The takers, on the other hand, are those dependent upon the creative wealth-making of the innovative capitalists, either by greedily demanding excessive wages and benefits if workers, or social handouts if impoverished.

But in actuality the “makers” are themselves takers. They may possess the means to fund the implementation of their ideas, but they take the labor of the worker to accomplish their ends. Without it, they cannot make anything, let alone wealth. And as recently documented here, in fact the takers are taking more than ever, to an obscene degree, even while workers’ wages are declining and worker productivity is increasing.

I was thinking of this when I heard that Michigan, of all places, had become a so-called “right to work” state. It came to this fate because of a strong Republican majority in the state legislature. Like Ohio, this was in spite of the fact that Democrats got more votes than Republicans in the recent election, 2.3 million to 2.1 million. The majority is held because of “gerrymandering”, ie, creative shaping of congressional districts to ensure a majority.

And they call it Democracy.

In Michigan, with the new law you will soon be able to work for a company where the union, through collective bargaining, has won decent wages and benefits and will defend your rights in the work place. And you can get all this without contributing to the organization that has directly benefited you.

Sounds like someone is a “taker”.

But there is hope, based upon experience, that most people will not be so greedy and ungrateful.

The Postal Service, for example, works like this. There is no obligation to join the union, even though the union is obliged contractually to represent non-union workers just as if they were members. But 93% of letter carriers do, in fact, belong to the union. Most people, is seems, know that it is wrong to not contribute to what has benefited them (hugely).
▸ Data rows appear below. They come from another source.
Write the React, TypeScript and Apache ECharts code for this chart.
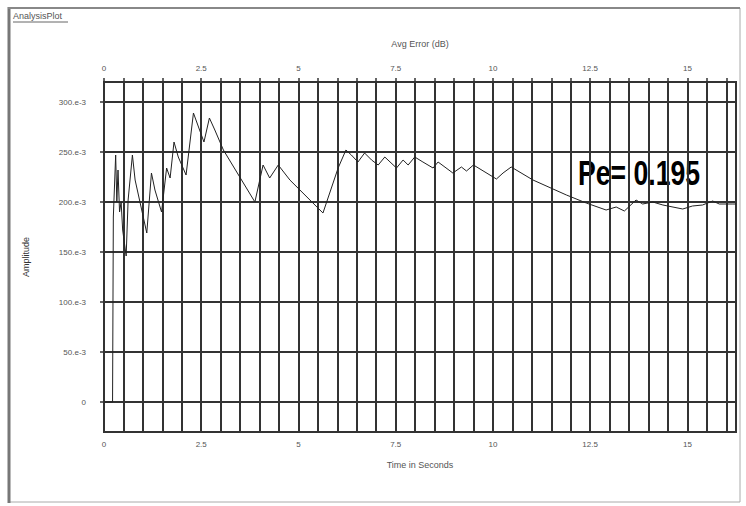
import React, { useEffect, useRef } from "react";
import * as echarts from "echarts";

// Sampled trace: time (s) and amplitude
const times = [
  0, 0.22, 0.24, 0.3, 0.33, 0.36, 0.4, 0.44, 0.48, 0.57, 0.62, 0.73, 0.8, 1.1,
  1.22, 1.31, 1.48, 1.61, 1.7, 1.8, 1.91, 2.11, 2.3, 2.43, 2.57, 2.71, 2.85,
  3.07, 3.88, 4.09, 4.26, 4.48, 4.78, 5.63, 6.02, 6.22, 6.36, 6.53, 6.7, 6.88,
  7.05, 7.22, 7.52, 7.69, 7.82, 7.99, 8.2, 8.46, 8.59, 8.97, 9.19, 9.32, 9.5,
  10.09, 10.26, 10.47, 11.03, 11.89, 12.4, 12.91, 13.17, 13.38, 13.68, 13.85,
  14.11, 14.37, 14.88, 15.13, 15.39, 15.65, 15.82, 16.17, 16.25,
];
const amplitudes = [
  0, 0, 0.185, 0.247, 0.2, 0.232, 0.19, 0.2, 0.172, 0.146, 0.202, 0.247, 0.222,
  0.169, 0.229, 0.212, 0.19, 0.234, 0.224, 0.26, 0.245, 0.227, 0.289, 0.275,
  0.26, 0.284, 0.272, 0.252, 0.2, 0.237, 0.224, 0.237, 0.222, 0.189, 0.234,
  0.252, 0.247, 0.24, 0.249, 0.242, 0.237, 0.245, 0.234, 0.242, 0.237, 0.245,
  0.24, 0.234, 0.24, 0.229, 0.235, 0.231, 0.237, 0.223, 0.229, 0.235, 0.222,
  0.207, 0.199, 0.192, 0.195, 0.191, 0.202, 0.198, 0.2, 0.197, 0.193, 0.196,
  0.197, 0.201, 0.198, 0.198, 0.198,
];

const chartTitle = "AnalysisPlot";
const topAxisName = "Avg Error (dB)";
const bottomAxisName = "Time in Seconds";
const yAxisName = "Amplitude";
const annotation = "Pe= 0.195";

const X_MIN = 0;
const X_MAX = 16.25;
const Y_MIN = -0.03;
const Y_MAX = 0.32;

const FONT = "Liberation Sans, Arial, sans-serif";
const LABEL_COLOR = "#555";
const GRID_COLOR = "#333";

function isMultiple(v: number, step: number) {
  const r = v / step;
  return Math.abs(r - Math.round(r)) < 1e-6;
}

function xLabel(v: number) {
  if (!isMultiple(v, 2.5) || v > 15.01) return "";
  return String(Math.round(v * 10) / 10);
}

function yLabel(v: number) {
  if (!isMultiple(v, 0.05) || v < -1e-9) return "";
  if (Math.abs(v) < 1e-9) return "0";
  return Math.round(v * 1000) + ".e-3";
}

export default function App() {
  const ref = useRef<HTMLDivElement>(null);

  useEffect(() => {
    if (!ref.current) return;
    const chart = echarts.init(ref.current, undefined, { renderer: "svg" });

    const data = times.map((t, i) => [t, amplitudes[i]]);

    const xCommon = {
      type: "value" as const,
      min: X_MIN,
      max: X_MAX,
      interval: 0.5,
      nameLocation: "middle" as const,
      nameTextStyle: { color: LABEL_COLOR, fontSize: 9, fontFamily: FONT },
      axisLine: { show: true, lineStyle: { color: GRID_COLOR, width: 2 } },
      axisTick: { show: true, length: 3, lineStyle: { color: GRID_COLOR, width: 1.5 } },
      axisLabel: {
        formatter: xLabel,
        color: LABEL_COLOR,
        fontSize: 8,
        fontFamily: FONT,
        showMaxLabel: false,
        hideOverlap: false,
      },
    };

    chart.setOption({
      animation: false,
      backgroundColor: "#fff",
      grid: {
        left: 104,
        right: 10,
        top: 82,
        bottom: 74,
        show: true,
        borderColor: GRID_COLOR,
        borderWidth: 2,
      },
      xAxis: [
        {
          ...xCommon,
          position: "bottom",
          name: bottomAxisName,
          nameGap: 28,
          axisLabel: { ...xCommon.axisLabel, margin: 8 },
          splitLine: { show: true, lineStyle: { color: GRID_COLOR, width: 2 } },
        },
        {
          ...xCommon,
          position: "top",
          name: topAxisName,
          nameGap: 34,
          axisTick: { show: true, length: 4, lineStyle: { color: GRID_COLOR, width: 1.5 } },
          axisLabel: { ...xCommon.axisLabel, margin: 10 },
          splitLine: { show: false },
        },
      ],
      yAxis: {
        type: "value",
        min: Y_MIN,
        max: Y_MAX,
        splitNumber: 7,
        name: yAxisName,
        nameLocation: "middle",
        nameGap: 74,
        nameTextStyle: { color: "#333", fontSize: 9, fontFamily: FONT },
        axisLine: { show: true, lineStyle: { color: GRID_COLOR, width: 2 } },
        axisTick: { show: true, length: 4, lineStyle: { color: GRID_COLOR, width: 1.5 } },
        axisLabel: {
          formatter: yLabel,
          color: LABEL_COLOR,
          fontSize: 8,
          fontFamily: FONT,
          margin: 18,
          showMinLabel: false,
          showMaxLabel: false,
        },
        splitLine: { show: true, lineStyle: { color: GRID_COLOR, width: 2 } },
      },
      series: [
        {
          type: "line",
          data,
          showSymbol: false,
          symbol: "none",
          lineStyle: { color: "#222", width: 1 },
          clip: true,
        },
      ],
      graphic: [
        // outer frame
        {
          type: "rect",
          shape: { x: 9, y: 8, width: 731, height: 494 },
          style: { fill: "none", stroke: "#aaa", lineWidth: 1 },
          silent: true,
        },
        {
          type: "line",
          shape: { x1: 9, y1: 7, x2: 9, y2: 503 },
          style: { stroke: "#777", lineWidth: 3 },
          silent: true,
        },
        {
          type: "line",
          shape: { x1: 8, y1: 8, x2: 740, y2: 8 },
          style: { stroke: "#888", lineWidth: 2 },
          silent: true,
        },
        // underlined caption
        {
          type: "text",
          x: 13,
          y: 11,
          style: {
            text: chartTitle,
            fill: "#555",
            fontSize: 9,
            fontFamily: FONT,
          },
          silent: true,
        },
        {
          type: "line",
          shape: { x1: 13, y1: 22, x2: 68, y2: 22 },
          style: { stroke: "#666", lineWidth: 1 },
          silent: true,
        },
        // result annotation
        {
          type: "group",
          x: 578,
          y: 172,
          scaleX: 0.74,
          children: [
            {
              type: "text",
              x: 0,
              y: 0,
              style: {
                text: annotation,
                fill: "#000",
                fontSize: 36,
                fontWeight: "bold",
                fontFamily: FONT,
                align: "left",
                verticalAlign: "middle",
              },
            },
          ],
        },
      ],
    });

    return () => chart.dispose();
  }, []);

  return (
    <div
      ref={ref}
      style={{ position: "fixed", left: 0, top: 0, width: 746, height: 506 }}
    />
  );
}
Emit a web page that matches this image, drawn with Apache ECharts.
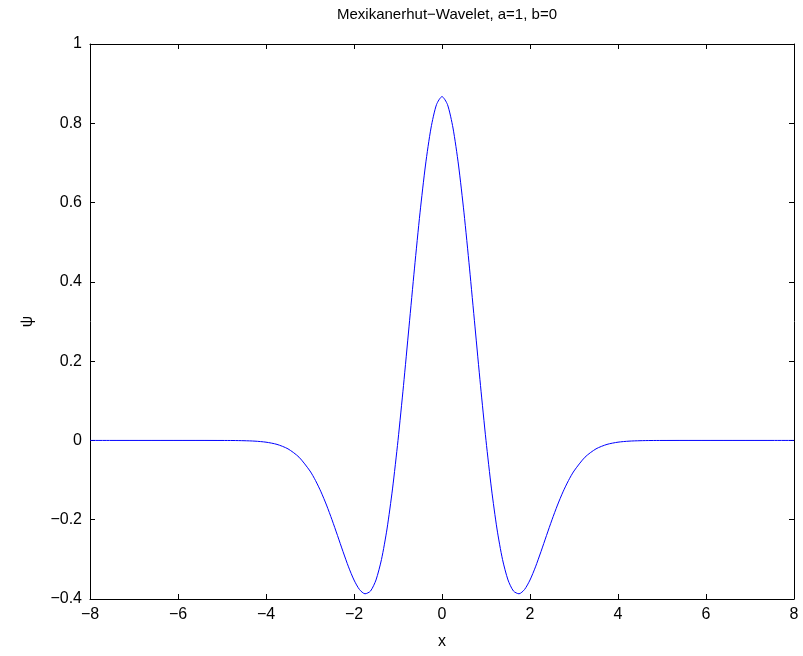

Personally, if you want the “right to work” that is fine with me, but you should get none of the benefits of union membership. If a boss wants to fire you because he doesn’t like your face, you are on your own. If you are sick, you can argue for paid sick days on your own. If collective bargaining brings a wage increase, you don’t automatically get to receive it; you must go to the boss and make your case. Want a vacation? Argue with the boss. A paid vacation? Make uyour case. And so on. It is a cliché, but “right to work” really means “right to work for less”, if taken to its logical conclusion, which of course it isn’t.

If you don’t want to join the union, fine. But don’t just be a taker.